The Parbattya Chattagram Janasanghati Samity’s president, Jyotirindra Bodhipriyo Larma, popularly known as Santu Larma, pointed out that no significant measure has been taken by any government for implementing the accord.

‘I am not at all optimistic as 28 months have passed since the ruling party came to power for the second time and there is still no sign of implementing the accord. Rather, some decisions have been made which go against the CHT’s people,’ he told the roundtable supported by the International Labour Organisation and attended by a number of lawmakers and human rights activists.

He said that the present situation of the country’s indigenous people clearly proves the government’s failure to ensure democracy, secularism and progressiveness. ‘I think this oppression will continue even in the future,’ Santu added.

Emphasising the need for constitutional recognition of the ethnic minorities as indigenous, lawmaker Rashed Khan Menon said it was not possible to solve their problems overnight but there are some basic issues which need to be resolved immediately.

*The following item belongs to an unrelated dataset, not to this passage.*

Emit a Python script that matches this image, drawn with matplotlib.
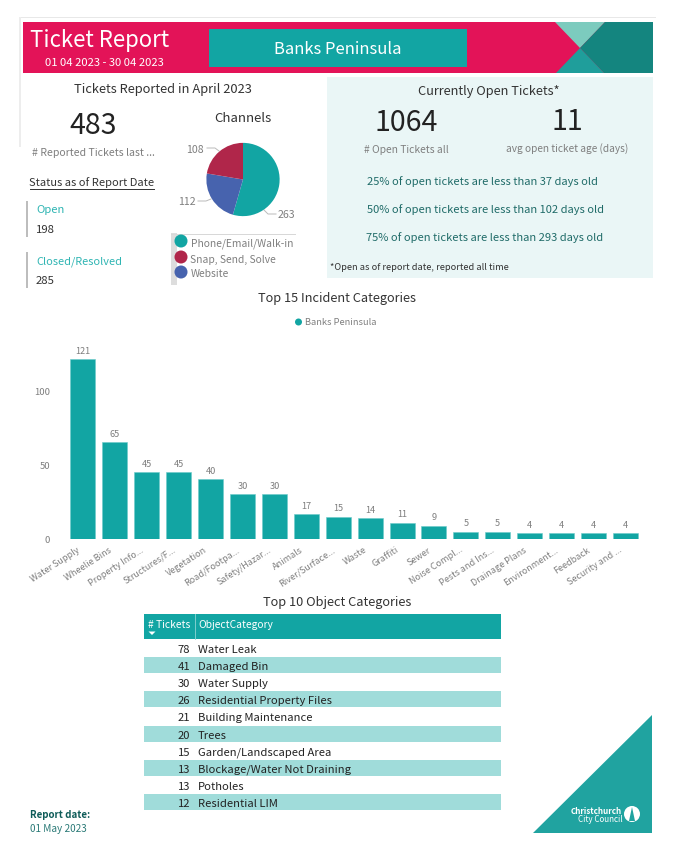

‘Constitutional recognition of them as indigenous people is a major issue,’ said Menon, who is also chairman of the parliamentary caucus on indigenous affairs.

Lawmaker Hasanul Haque Inu said, ‘The indigenous people will definitely be included in the Constitution, but the concern is not to identify them with an unscientific word.’ Regarding using the term ‘small anthropological group’ for ethnic minority, Inu said it does not mean anything as every individual belongs to one or other anthropological group.

National Human Rights Commission’s chairman Mizanur Rahman said that a ‘majority psyche’ was hindering the process of recognising the ethnic minorities as indigenous.

Lawmakers Shah Zikrul Ahmed and Noni Gopal Bhowmik, Bangladesh Adivasi Forum’s general secretary Sanjeeb Drong, and RDC’s general secretary Mesbah Kamal spoke on the occasion, along with others.